Когда он пожаловался, что Борис Шохат отказывается продолжать совместную работу над воспоминаниями, я встревожился не на шутку. Честно говоря, сами воспоминания мало меня волнуют; да и кому интересны домыслы восьмидесятисемилетнего старика? Но в том-то и дело, что беседы с Борисом служили отцу превосходной психотерапией и при этом обходились мне существенно дешевле, чем сеансы профессионального врача.
Должен заметить, что мой родитель выглядит замечательно для своего преклонного возраста. Пожалуй, душевное расстройство - единственный вид болезни, который не вредит, а наоборот, всячески способствует крепости физического здоровья. Энергия, как известно, - всегда энергия, вне зависимости от того, что именно крутит турбину: горячий пар, речной поток, сила ветра или огонь человеческого безумия. Организм моего отца питается сумасшествием. Конечно, сумасшествие это производит прежде всего ненависть и страх, но есть и полезные побочные продукты: крепость мышц, сила спины, исправная работа сердца, печени и желудка. Мой папаша безумен и потому не дряхлеет. В этом смысле он очень похож на престарелых правителей - они ведь тоже продолжают жить и дышать лишь постольку, поскольку одержимы бесом болезненного пристрастия к власти.
Но я не зря упомянул о ненависти и страхе как о главных продуктах отцовского безумия. Хитрость обращения с моим стариком заключается в том, чтобы взять от его душевной болезни лишь пользу, максимально нейтрализовав при этом вредные ее проявления. Вот тут-то и возникает нужда в психотерапии. Поверьте, Эмиль Коган, предоставленный самому себе, будет опасен для окружающих даже в возрасте ста пятидесяти лет. Хорошо, что к тому времени я уже не буду входить в число окружающих…

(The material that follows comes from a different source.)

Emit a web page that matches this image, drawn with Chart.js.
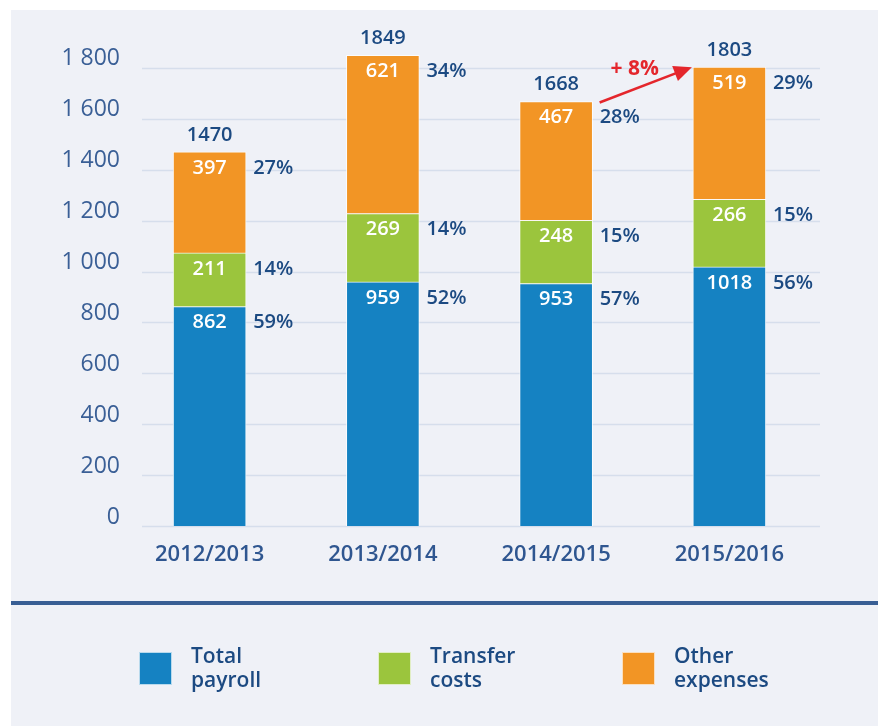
<!DOCTYPE html>
<html>
<head>
<meta charset="utf-8">
<script src="https://cdn.jsdelivr.net/npm/chart.js@4"></script>
<style>
  html, body { margin: 0; padding: 0; background: #fff; }
  #wrap { position: relative; width: 878px; height: 726px; overflow: hidden; }
  #panel { position: absolute; left: 11px; top: 10px; right: 0; bottom: 0; background: #eff1f7; }
  #rule { position: absolute; left: 11px; right: 0; top: 601px; height: 4px; background: #385e94; }
  canvas { position: absolute; left: 0; top: 0; }
</style>
</head>
<body>
<div id="wrap">
  <div id="panel"></div>
  <div id="rule"></div>
  <canvas id="myChart" width="878" height="726"></canvas>
</div>
<script>
var seasons = ['2012/2013', '2013/2014', '2014/2015', '2015/2016'];
var payroll = [862, 959, 953, 1018];
var transfer = [211, 269, 248, 266];
var other = [397, 621, 467, 519];
var totals = [1470, 1849, 1668, 1803];
var payrollPct = [59, 52, 57, 56];
var transferPct = [14, 14, 15, 15];
var otherPct = [27, 34, 28, 29];
var yMax = 1800;
var growthLabel = '+ 8%';

var FONT = '"Open Sans", "DejaVu Sans", sans-serif';
var DARK = '#1c4a82';

function fmt(v) {
  if (v < 1000) return String(v);
  var rest = String(v % 1000);
  while (rest.length < 3) rest = '0' + rest;
  return Math.floor(v / 1000) + ' ' + rest;
}

// grid lines start a bit right of the chart area like in the original
var gridLines = {
  id: 'gridLines',
  beforeDatasetsDraw: function(chart) {
    var ctx = chart.ctx, y = chart.scales.y, a = chart.chartArea;
    ctx.save();
    ctx.strokeStyle = '#d6deec';
    ctx.lineWidth = 1.5;
    y.ticks.forEach(function(t) {
      if (t.value > yMax) return;
      var py = Math.round(y.getPixelForValue(t.value)) + 0.5;
      ctx.beginPath();
      ctx.moveTo(a.left + 19, py);
      ctx.lineTo(a.right + 4, py);
      ctx.stroke();
    });
    ctx.restore();
  }
};

var barLabels = {
  id: 'barLabels',
  afterDatasetsDraw: function(chart) {
    var ctx = chart.ctx;
    ctx.save();
    ctx.textBaseline = 'middle';
    chart.data.datasets.forEach(function(ds, di) {
      var meta = chart.getDatasetMeta(di);
      meta.data.forEach(function(bar, i) {
        ctx.font = '600 20px ' + FONT;
        ctx.fillStyle = '#ffffff';
        ctx.textAlign = 'center';
        ctx.fillText(String(ds.data[i]), bar.x, bar.y + 16);
        ctx.fillStyle = DARK;
        ctx.textAlign = 'left';
        ctx.fillText(ds.pct[i] + '%', bar.x + bar.width / 2 + 7, bar.y + 16);
      });
    });
    // totals above the stack
    var top = chart.getDatasetMeta(chart.data.datasets.length - 1);
    ctx.font = '600 20px ' + FONT;
    ctx.fillStyle = DARK;
    ctx.textAlign = 'center';
    top.data.forEach(function(bar, i) {
      ctx.fillText(String(totals[i]), bar.x, bar.y - 17);
    });

    // growth arrow between the last two seasons
    var b1 = top.data[2], b2 = top.data[3];
    var x1 = b1.x + b1.width / 2 + 7, y1 = b1.y + 1;
    var x2 = b2.x - b2.width / 2 - 1, y2 = b2.y;
    var ang = Math.atan2(y2 - y1, x2 - x1);
    ctx.strokeStyle = '#e4262c';
    ctx.fillStyle = '#e4262c';
    ctx.lineWidth = 2.5;
    ctx.beginPath();
    ctx.moveTo(x1, y1);
    ctx.lineTo(x2 - 14 * Math.cos(ang), y2 - 14 * Math.sin(ang));
    ctx.stroke();
    ctx.beginPath();
    ctx.moveTo(x2, y2);
    ctx.lineTo(x2 - 18 * Math.cos(ang) + 8 * Math.sin(ang), y2 - 18 * Math.sin(ang) - 8 * Math.cos(ang));
    ctx.lineTo(x2 - 18 * Math.cos(ang) - 8 * Math.sin(ang), y2 - 18 * Math.sin(ang) + 8 * Math.cos(ang));
    ctx.closePath();
    ctx.fill();
    var tx = x1 + (x2 - x1) * 0.38;
    var ty = y1 + (y2 - y1) * 0.38 - 20;
    ctx.font = '700 21px ' + FONT;
    ctx.textAlign = 'center';
    ctx.fillText(growthLabel, tx, ty);
    ctx.restore();
  }
};

var legendBoxes = {
  id: 'legendBoxes',
  afterDraw: function(chart) {
    var ctx = chart.ctx;
    var xs = [139, 378, 622];
    ctx.save();
    chart.data.datasets.forEach(function(ds, i) {
      ctx.fillStyle = ds.backgroundColor;
      ctx.fillRect(xs[i], 652, 33, 33);
      ctx.strokeStyle = 'rgba(255,255,255,0.7)';
      ctx.lineWidth = 1;
      ctx.strokeRect(xs[i] + 0.5, 652.5, 32, 32);
      ctx.fillStyle = DARK;
      ctx.font = '600 21px ' + FONT;
      ctx.textAlign = 'left';
      ctx.textBaseline = 'alphabetic';
      ds.label.forEach(function(line, k) {
        ctx.fillText(line, xs[i] + 52, 663 + k * 24);
      });
    });
    ctx.restore();
  }
};

var ctx = document.getElementById('myChart').getContext('2d');
var chart = new Chart(ctx, {
  type: 'bar',
  data: {
    labels: seasons,
    datasets: [{
      label: ['Total', 'payroll'],
      data: payroll,
      pct: payrollPct,
      backgroundColor: '#1582c2'
    },
    {
      label: ['Transfer', 'costs'],
      data: transfer,
      pct: transferPct,
      backgroundColor: '#9bc53d'
    },
    {
      label: ['Other', 'expenses'],
      data: other,
      pct: otherPct,
      backgroundColor: '#f29525'
    }]
  },
  options: {
    responsive: false,
    animation: false,
    layout: { padding: { left: 0, top: 17, right: 62, bottom: 160 } },
    datasets: {
      bar: {
        barThickness: 73,
        borderWidth: 1,
        borderColor: 'rgba(255,255,255,0.75)',
        borderSkipped: 'bottom'
      }
    },
    plugins: {
      legend: { display: false },
      tooltip: { enabled: false }
    },
    scales: {
      x: {
        stacked: true,
        grid: { display: false },
        border: { display: false },
        ticks: { color: '#2f5690', font: { family: FONT, size: 22, weight: '600' }, padding: 8 },
        afterFit: function(s) { s.height = 40; }
      },
      y: {
        stacked: true,
        min: 0,
        max: 2000,
        grid: { display: false, drawTicks: false },
        border: { display: false },
        ticks: {
          stepSize: 200,
          padding: 3,
          labelOffset: -9,
          color: '#3a5f96',
          font: { family: FONT, size: 23, weight: '500' },
          callback: function(v) { return v > yMax ? '' : fmt(v); }
        },
        afterFit: function(s) { s.width = 123; }
      }
    }
  },
  plugins: [gridLines, barLabels, legendBoxes]
});
</script>
</body>
</html>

К идее писать мемуары отец пришел самостоятельно, как только его выпихнули на пенсию в начале девяностых. Писание само по себе служило достаточной терапией: старик разом помолодел. Лет пятнадцать он метался по кабинету, истекая ненавистью, как гноем, и изредка подбегал к столу, чтобы записать очередное предложение или всего лишь одно слово. Он был настолько поглощен работой, что даже не обратил внимания на наш переезд в Израиль. Проблемы начались два-три года назад, когда отец счел свой труд завершенным.
Мне удалось хитростью продлить действие терапии: я купил старику компьютер и уговорил его превратить машинописные листы в электронный файл, сопроводив при этом дополнительной редакцией. На время это занятие снизило остроту проблемы, однако с завершением третьего варианта воспоминаний мне не оставалось ничего другого, как только заняться поиском читателей. Но кто станет читать такую злобную галиматью? И не просто читать, но еще и обсуждать прочитанное с жаждущим обратной связи автором?
С решением проблемы следовало поспешить: отцовская ненависть, не найдя выхода в работе, выплескивалась в самых нежелательных направлениях. Например, он завел себе обычай бросать на пол и яростно топтать местные русскоязычные газеты. А вечерами нахохлившись садился перед телевизором - для того лишь, чтобы вдруг ни с того ни с сего вскочить и, брызгая слюной, проклинать всех, кто имел наглость появиться в тот момент на экране. Но хуже всего - старик стал выходить из дому и, останавливая прохожих, с жаром втолковывал им свою злобную чушь, которая, к счастью, оставалась пока абракадаброй для не знающих русского людей.
Долго так продолжаться не могло: я уже всерьез опасался, что кто-либо из соседей, устав от криков, догадается вызвать соответствующий транспорт, и моего драгоценного родителя увезут туда, где ему, честно говоря, самое место, - в психушку. Не знаю почему, но подобная перспектива меня отвращает: возможно, я отношусь к своему старику лучше, чем следовало бы, учитывая… учитывая многое. Но разве человеческая привязанность учитывает что-либо, кроме непонятной тяги одного свинкса к другому?